Deutsche Bank Algos Get More Nimble

The best way for a bulge broker to corral more electronic trading business is to be able to modify its algorithms “on the fly” or quick. Otherwise, the buyside will take its orders and business elsewhere.

That’s the philosophy of Jay Fraser, head of Autobahn equity execution and Autobahn equity sales in the Americas at Deutsche Bank.  The exec recently sat down exclusively with Traders Magazine and talked about how the bank is responding to institutional demand for fewer and more responsive algorithms.

“From a customer perspective, they’re telling us that they have too many algos and there is too much customization in those algos,” Fraser said. “There’s been a hyper-tailoring in algorithms for the buyside and now they want a return to fewer and simpler algorithm that can be tailored, if need be.”

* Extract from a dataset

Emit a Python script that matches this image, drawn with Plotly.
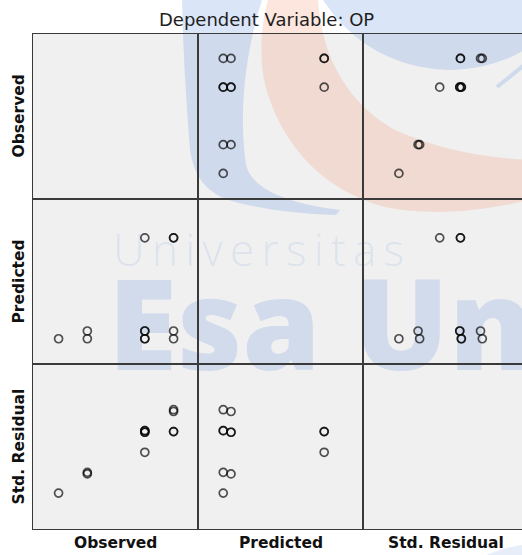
import plotly.graph_objects as go

# ---------------- data ----------------
observed = [1, 2, 2, 4, 4, 4, 4, 4, 5, 5, 5, 5]
predicted = [2.96, 2.96, 3.04, 2.96, 2.96, 3.04, 3.04, 4.00, 2.96, 3.04, 4.00, 4.00]
std_residual = [-1.83, -0.90, -0.97, 0.97, 0.97, 0.90, 0.90, 0.00, 1.91, 1.83, 0.93, 0.93]
var_names = ["Observed", "Predicted", "Std. Residual"]
title_text = "Dependent Variable: OP"
watermark_small = "U\u2009n\u2009i\u2009v\u2009e\u2009r\u2009s\u2009i\u2009t\u2009a\u2009s"
watermark_big = "Esa Unggul"

# ---------------- layout geometry (pixels) ----------------
W, H = 522, 555
col_px = [(33, 198), (198, 363), (363, 528)]
row_px = [(34, 199), (199, 364), (364, 529)]
var_ranges = [[0.11, 5.85], [2.70, 4.40], [-3.44, 3.96]]

variables = [observed, predicted, std_residual]

fig = go.Figure()

layout = dict(
    width=W, height=H,
    margin=dict(l=0, r=0, t=0, b=0),
    paper_bgcolor="white",
    plot_bgcolor="rgba(0,0,0,0)",
    showlegend=False,
    xaxis=dict(domain=[0, 1], range=[0, W], visible=False, fixedrange=True),
    yaxis=dict(domain=[0, 1], range=[H, 0], visible=False, fixedrange=True),
)

shapes = []
for r in range(3):
    for c in range(3):
        x0, x1 = col_px[c]
        y0, y1 = row_px[r]
        shapes.append(dict(type="rect", xref="x", yref="y", x0=x0, x1=x1, y0=y0, y1=y1,
                           fillcolor="#F0F0F0", line=dict(width=0), layer="below"))

blue = "rgba(120,160,225,0.27)"
orange = "rgba(240,140,100,0.22)"
shapes.append(dict(type="circle", xref="x", yref="y", x0=300, x1=600, y0=-230, y1=70,
                   fillcolor=blue, line=dict(width=0), layer="below"))
shapes.append(dict(type="path", xref="x", yref="y", layer="below", fillcolor=blue, line=dict(width=0),
                   path="M 182,0 L 262,0 C 246,50 238,110 246,165 C 252,190 290,204 340,210 "
                        "L 336,215 C 290,214 245,206 226,199 C 202,190 193,170 190,150 "
                        "C 186,100 183,50 182,0 Z"))
shapes.append(dict(type="path", xref="x", yref="y", layer="below", fillcolor=orange, line=dict(width=0),
                   path="M 268,0 L 318,0 C 322,60 350,105 395,130 C 440,150 480,157 528,160 "
                        "L 528,200 C 480,212 430,216 385,207 C 320,190 278,140 264,80 "
                        "C 259,50 262,20 268,0 Z"))
shapes.append(dict(type="line", xref="x", yref="y", layer="below", x0=497, y0=87, x1=528, y1=62,
                   line=dict(color=blue, width=4)))
shapes.append(dict(type="circle", xref="x", yref="y", layer="below", x0=455, x1=640, y0=543, y1=640,
                   fillcolor="rgba(120,160,225,0.18)", line=dict(width=0)))
layout["shapes"] = shapes

fig.add_trace(go.Scatter(x=[113], y=[255], mode="text", text=[watermark_small],
                         textposition="middle right", hoverinfo="skip",
                         textfont=dict(family="Open Sans", size=44, weight=300,
                                       color="rgba(120,160,225,0.18)"),
                         xaxis="x", yaxis="y"))
fig.add_trace(go.Scatter(x=[108], y=[338], mode="text", text=[watermark_big],
                         textposition="middle right", hoverinfo="skip",
                         textfont=dict(family="Open Sans", size=126, weight=800,
                                       color="rgba(120,160,225,0.26)"),
                         xaxis="x", yaxis="y"))

line_col = "#3a3a3a"
for r in range(3):
    for c in range(3):
        k = 2 + r * 3 + c
        cx0, cx1 = col_px[c]
        ry0, ry1 = row_px[r]
        xdom = [cx0 / W, min(cx1, W) / W]
        ydom = [1 - ry1 / H, 1 - ry0 / H]
        xr = list(var_ranges[c])
        if cx1 > W:
            span = xr[1] - xr[0]
            xr[1] = xr[0] + span * (W - cx0) / (cx1 - cx0)
        yr = list(var_ranges[r])
        layout[f"xaxis{k}"] = dict(domain=xdom, range=xr, anchor=f"y{k}", showticklabels=False,
                                   ticks="", showgrid=False, zeroline=False, showline=True,
                                   mirror=True, linecolor=line_col, linewidth=1.3, fixedrange=True)
        layout[f"yaxis{k}"] = dict(domain=ydom, range=yr, anchor=f"x{k}", showticklabels=False,
                                   ticks="", showgrid=False, zeroline=False, showline=True,
                                   mirror=(cx1 <= W), linecolor=line_col, linewidth=1.3,
                                   fixedrange=True)
        if r == c:
            xs, ys = [], []
        else:
            xs, ys = variables[c], variables[r]
        fig.add_trace(go.Scatter(x=xs, y=ys, mode="markers", xaxis=f"x{k}", yaxis=f"y{k}",
                                 marker=dict(symbol="circle-open", size=8,
                                             color="rgba(0,0,0,0.68)",
                                             line=dict(width=1.7)),
                                 hoverinfo="skip"))

annotations = []
annotations.append(dict(x=266.5, y=19.5, xref="x", yref="y", text=title_text, showarrow=False,
                        xanchor="center", yanchor="middle",
                        font=dict(family="DejaVu Sans", size=18, color="#1e1e1e")))
for i, name in enumerate(var_names):
    cx = (col_px[i][0] + col_px[i][1]) / 2
    annotations.append(dict(x=cx, y=543, xref="x", yref="y", text=f"<b>{name}</b>",
                            showarrow=False, xanchor="center", yanchor="middle",
                            font=dict(family="DejaVu Sans", size=15.5, color="#111")))
    cy = (row_px[i][0] + row_px[i][1]) / 2
    annotations.append(dict(x=18, y=cy, xref="x", yref="y", text=f"<b>{name}</b>",
                            showarrow=False, xanchor="center", yanchor="middle", textangle=-90,
                            font=dict(family="DejaVu Sans", size=15.5, color="#111")))
layout["annotations"] = annotations

fig.update_layout(**layout)
fig.write_html("out.html", config={"displayModeBar": False},
               post_script="document.body.style.margin='0px';document.body.style.overflow='hidden';")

This desire to return to fewer algorithmic offerings has been confirmed by Traders Magazine in its conversations with the buyside. One buysider recently said that of the 30 algorithms his brokers offer him, he uses only a handful.

Fraser added that while still offering its clients several types of algorithms under its umbrella Stealth offering, the focus has shifted from creating wholly new algos to constantly updating and tweaking its core offerings. Updating its algos, “on the fly” or as either the market structure changes or a buyside trader’s trading style changes, is what the bank is looking to achieve. 

“Algo tweaking benefits the customer base as a whole rather than working on individual customizations that don’t cross pollinate the platform as a whole,” Fraser said. “By the time the customer realizes their customization no longer fits the change in spreads, volume patterns or volatility he may have given up tens of basis points in performance. Our focus on the performance of Stealth insists we stay disciplined day in and day out to keep it fresh. We follow the performance of individual customer configurations with increased intensity.”

For example, Deutsche Bank’s algos have picked up the tilt of ‘to the close’ volume early. A single customer customization may lag a market shift by an entire month or even a quarter, he added.

Stealth uses high-frequency alpha models to source liquidity in both bright and dark venues. The algorithm adapts to intraday market conditions and attempts to reduce the ability of HFTs to step ahead of large orders.

The desk also offers clients an algorithm designed to work specifically at the close, dubbed “TargetClose.” It is designed to project each day’s closing volume based on real-time and historical market data. It continuously adapts to market conditions in order to minimize the trade’s deviation from the closing price on the date of the trade.